What magic. As I said in my previous post on the Tibetan refuge in McLeod Ganj, when I refer to Dharamshala I really mean the the villages of Upper Dharamshala: McLeod (pronounced Mac-Lod) Ganj (could you tell the British used to occupy here?), Bhagsu, and Dharmkot where I made my home for a week. I had enlisted into a five day introductory course of Iyengar yoga going by recommendations. It certainly did not disappoint. It is based in Lower Dharmkot, and I fell in love with its location so stayed at the yoga centre too.
It’s tucked in the deep green valleys of the region, surrounded by tall pine forests. Monkeys are dotting around, making themselves known only silently, and when you least expect it (bleary eyed morning coffee). There are friendly families of chickens, cows and dogs dotted around, and warm waves from locals are always around the corner.
The view from my bed, which I embraced with the early sunrise every morning, was a spectacular panorama of the valley and forests.
What makes this place so mystical is that because it’s so high (over 2000m above sea level) the clouds constantly move through the hills, creating stunning blankets of mist throughout the trees.
Bhagsu has an amazing waterfall too. When I timed my visit there not to be in the rain, I was joined by groups of Indian tourists taking their kids up for a dip in the chilly water. The hill leading up to the top of the waterfall was also punctuated with munching mountain goats, and monks down below washing their robes in the water. The more urban areas were full of cafés and shops geared to the traveller lifestyle, most of which with wonderful views. There are also some quite lovely sites around – temples, and in particular my favourite to watch people just having a great time was the sacred swimming pool in Bhagsu where everyone stripped down to their underpants and jumped in.
The yoga course itself was five days of three and a half hours of practice. We were given a deep understanding of poses that work core muscle groups so that at the end we’d be able to do independent practice successfully.
The information on each pose was so comprehensive that on day one we spent over an hour discussing feet, and working through tadasana: standing pose.
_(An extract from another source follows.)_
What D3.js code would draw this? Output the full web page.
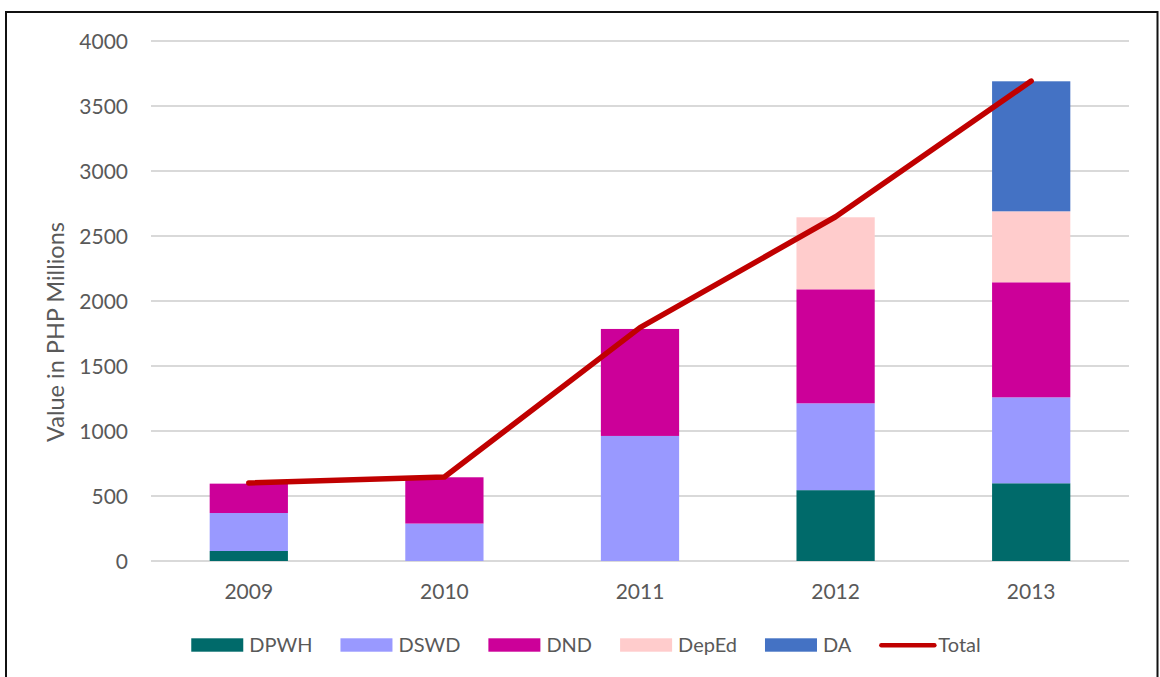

Just standing on two feet:
1. We divide the foot into toes, mounts (the padding that corresponds to each toe, like you can see more clearly on a dog’s padded paw), and the centre of the heel
2. Stand with the distance of one of your feet between them, with your outer feet parallel to the edges of the mat
3. Lift your toes and stretch them outwards
4. Place equal weight on all the mounts
5. Slightly lower the toes so that only the big toes are very lightly touching the ground, but taking no weight
6. Roll the majority of your body weight so that it is on the centre of your heel. If you can’t find it, bend your knees and you will naturally go to that point, then straighten the legs.
And that, ladies and gentlemen, is how you stand on your own two feet. Those instructions have helped me a lot with my lower back posture as it makes you naturally align in the pelvis. And this amount of information was given for all the postures, so for the first time in on/off nine years of practice, I had some eureka moments of completely understanding poses.
So it was really a very useful, and mystically beautiful five days. If anyone is interested in the course or something similar, I went to the Himalayan Iyengar Yoga Centre in Dharmkot, but they also run outdoor courses in Goa too.